Leave out the pictures and repeat exactly the lines from the one containing "Reproduce this diagram with TikZ." through the final line of the listing below.

------ Data to use

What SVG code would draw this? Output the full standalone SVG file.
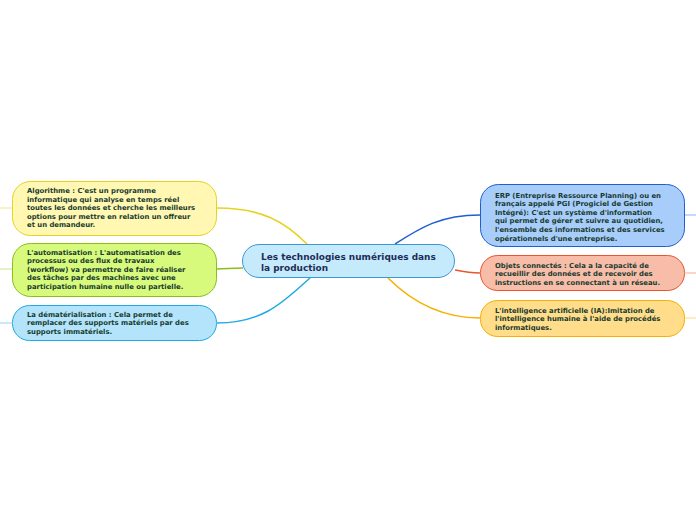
<svg xmlns="http://www.w3.org/2000/svg" width="696" height="520" viewBox="0 0 696 520">
<style>
.t{font-family:"DejaVu Sans",Verdana,sans-serif;font-weight:bold;font-size:6.85px;fill:#173a2e}
.c{font-family:"DejaVu Sans",Verdana,sans-serif;font-weight:bold;font-size:8.95px;fill:#1d2d58}
.n{stroke-width:1}
.l{fill:none;stroke-width:1.5}
</style>
<rect width="696" height="520" fill="#ffffff"/>
<g id="connectors">
<path class="l" stroke="#e6d321" d="M307,244 C285,222 262,208 217,208"/>
<path class="l" stroke="#8cbd1c" d="M243,268 C232,268 226,269 217,269"/>
<path class="l" stroke="#1fa9e6" d="M310,278 C285,300 265,323 217,323"/>
<path class="l" stroke="#1e60cf" d="M395,244 C420,228 440,215 480,215"/>
<path class="l" stroke="#e9552e" d="M455,270 C465,272 470,273 480,273"/>
<path class="l" stroke="#f5b000" d="M388,278 C410,300 440,318 480,318"/>
<path class="l" stroke="#f4eeb0" d="M0,208 H12"/>
<path class="l" stroke="#dcefb0" d="M0,269 H12"/>
<path class="l" stroke="#b5e2f7" d="M0,323 H12"/>
<path class="l" stroke="#b3cdf5" d="M685,215 H696"/>
<path class="l" stroke="#f7c8b8" d="M685,273 H696"/>
<path class="l" stroke="#fde6b0" d="M685,318 H696"/>
</g>
<g id="center">
<rect class="n" x="242.5" y="244.5" width="212" height="33" rx="16.5" fill="#c5eafb" stroke="#3b98d6"/>
<text class="c" x="261" y="259.5">Les technologies numériques dans</text>
<text class="c" x="261" y="270.5">la production</text>
</g>
<g id="algorithme">
<rect class="n" x="12.5" y="181.5" width="204" height="54" rx="18" fill="#fff7b2" stroke="#e6d321"/>
<text class="t" x="27" y="193"><tspan x="27">Algorithme : C'est un programme</tspan><tspan x="27" dy="8.6">informatique qui analyse en temps réel</tspan><tspan x="27" dy="8.6">toutes les données et cherche les meilleurs</tspan><tspan x="27" dy="8.6">options pour mettre en relation un offreur</tspan><tspan x="27" dy="8.6">et un demandeur.</tspan></text>
</g>
<g id="automatisation">
<rect class="n" x="12.5" y="243.5" width="204" height="53" rx="18" fill="#d7f97c" stroke="#8cbd1c"/>
<text class="t" x="27" y="254.5"><tspan x="27">L'automatisation : L'automatisation des</tspan><tspan x="27" dy="8.6">processus ou des flux de travaux</tspan><tspan x="27" dy="8.6">(workflow) va permettre de faire réaliser</tspan><tspan x="27" dy="8.6">des tâches par des machines avec une</tspan><tspan x="27" dy="8.6">participation humaine nulle ou partielle.</tspan></text>
</g>
<g id="dematerialisation">
<rect class="n" x="12.5" y="305.5" width="204" height="35" rx="17" fill="#b3e4fb" stroke="#1fa9e6"/>
<text class="t" x="27" y="316.5"><tspan x="27">La dématérialisation : Cela permet de</tspan><tspan x="27" dy="8.6">remplacer des supports matériels par des</tspan><tspan x="27" dy="8.6">supports immatériels.</tspan></text>
</g>
<g id="erp">
<rect class="n" x="480.5" y="184.5" width="204" height="62" rx="18" fill="#a9cdfb" stroke="#1e60cf"/>
<text class="t" x="495" y="197.5"><tspan x="495">ERP (Entreprise Ressource Planning) ou en</tspan><tspan x="495" dy="8.6">français appelé PGI (Progiciel de Gestion</tspan><tspan x="495" dy="8.6">Intégré): C'est un système d'information</tspan><tspan x="495" dy="8.6">qui permet de gérer et suivre au quotidien,</tspan><tspan x="495" dy="8.6">l'ensemble des informations et des services</tspan><tspan x="495" dy="8.6">opérationnels d'une entreprise.</tspan></text>
</g>
<g id="objets">
<rect class="n" x="480.5" y="255.5" width="204" height="35" rx="17" fill="#f8bda9" stroke="#e9552e"/>
<text class="t" x="495" y="267.5"><tspan x="495">Objets connectés : Cela a la capacité de</tspan><tspan x="495" dy="8.6">recueillir des données et de recevoir des</tspan><tspan x="495" dy="8.6">instructions en se connectant à un réseau.</tspan></text>
</g>
<g id="ia">
<rect class="n" x="480.5" y="300.5" width="204" height="36" rx="17" fill="#ffdd8a" stroke="#f5b000"/>
<text class="t" x="495" y="312.5"><tspan x="495">L'intelligence artificielle (IA):Imitation de</tspan><tspan x="495" dy="8.6">l'intelligence humaine à l'aide de procédés</tspan><tspan x="495" dy="8.6">informatiques.</tspan></text>
</g>
</svg>
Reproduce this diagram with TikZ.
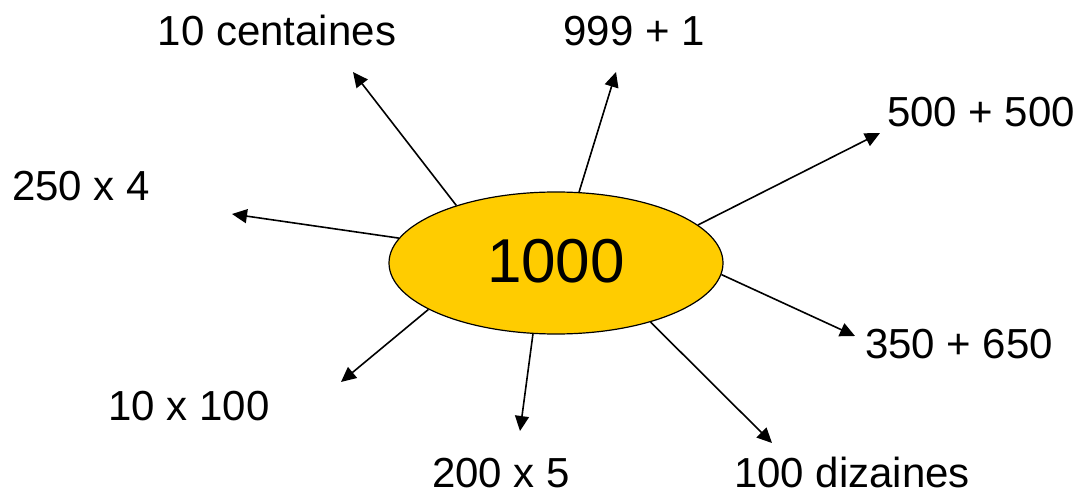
\documentclass[tikz,border=0pt]{standalone}
\usepackage{fontspec}
\setmainfont{Liberation Sans}
\usetikzlibrary{shapes.geometric,arrows.meta}
\definecolor{gold}{HTML}{FFCC00}
\tikzset{
  lbl/.style={font=\fontsize{42}{42}\selectfont, anchor=base, inner sep=0pt},
  arr/.style={-{Triangle[length=15pt,width=14pt]}, line width=1.6pt},
  hub/.style={ellipse, draw=black, line width=1.2pt, fill=gold, minimum width=334pt, minimum height=142pt, inner sep=0pt, font=\fontsize{62}{62}\selectfont}
}
\begin{document}
\begin{tikzpicture}[x=1pt,y=-1pt]
\useasboundingbox (0,0) rectangle (1081,494);
\node[hub] (c) at (556,263) {\raisebox{4pt}{1000}};
% labels
\node[lbl] (l1) at (277,46) {10 centaines};
\node[lbl] (l2) at (634,46) {999 + 1};
\node[lbl] (l3) at (981,127) {500 + 500};
\node[lbl] (l4) at (81,201) {250 x 4};
\node[lbl] (l5) at (959,358) {350 + 650};
\node[lbl] (l6) at (189,420) {10 x 100};
\node[lbl] (l7) at (501,487) {200 x 5};
\node[lbl] (l8) at (852,487) {100 dizaines};
% arrow tips
\coordinate (t1) at (353,72);
\coordinate (t2) at (616,72);
\coordinate (t3) at (880,133);
\coordinate (t4) at (232,214);
\coordinate (t5) at (855,336);
\coordinate (t6) at (341,382);
\coordinate (t7) at (520,431);
\coordinate (t8) at (772,443);
\draw[arr] (c.150) -- (t1);
\draw[arr] (c.72) -- (t2);
\draw[arr] (c.15) -- (t3);
\draw[arr] (c.171) -- (t4);
\draw[arr] (c.-4) -- (t5);
\draw[arr] (c.200) -- (t6);
\draw[arr] (c.252) -- (t7);
\draw[arr] (c.328) -- (t8);
\end{tikzpicture}
\end{document}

------------

## Result
Reproduce this diagram with TikZ.
\documentclass[tikz,border=0pt]{standalone}
\usepackage{fontspec}
\setmainfont{Liberation Sans}
\usetikzlibrary{shapes.geometric,arrows.meta}
\definecolor{gold}{HTML}{FFCC00}
\tikzset{
  lbl/.style={font=\fontsize{42}{42}\selectfont, anchor=base, inner sep=0pt},
  arr/.style={-{Triangle[length=15pt,width=14pt]}, line width=1.6pt},
  hub/.style={ellipse, draw=black, line width=1.2pt, fill=gold, minimum width=334pt, minimum height=142pt, inner sep=0pt, font=\fontsize{62}{62}\selectfont}
}
\begin{document}
\begin{tikzpicture}[x=1pt,y=-1pt]
\useasboundingbox (0,0) rectangle (1081,494);
\node[hub] (c) at (556,263) {\raisebox{4pt}{1000}};
% labels
\node[lbl] (l1) at (277,46) {10 centaines};
\node[lbl] (l2) at (634,46) {999 + 1};
\node[lbl] (l3) at (981,127) {500 + 500};
\node[lbl] (l4) at (81,201) {250 x 4};
\node[lbl] (l5) at (959,358) {350 + 650};
\node[lbl] (l6) at (189,420) {10 x 100};
\node[lbl] (l7) at (501,487) {200 x 5};
\node[lbl] (l8) at (852,487) {100 dizaines};
% arrow tips
\coordinate (t1) at (353,72);
\coordinate (t2) at (616,72);
\coordinate (t3) at (880,133);
\coordinate (t4) at (232,214);
\coordinate (t5) at (855,336);
\coordinate (t6) at (341,382);
\coordinate (t7) at (520,431);
\coordinate (t8) at (772,443);
\draw[arr] (c.150) -- (t1);
\draw[arr] (c.72) -- (t2);
\draw[arr] (c.15) -- (t3);
\draw[arr] (c.171) -- (t4);
\draw[arr] (c.-4) -- (t5);
\draw[arr] (c.200) -- (t6);
\draw[arr] (c.252) -- (t7);
\draw[arr] (c.328) -- (t8);
\end{tikzpicture}
\end{document}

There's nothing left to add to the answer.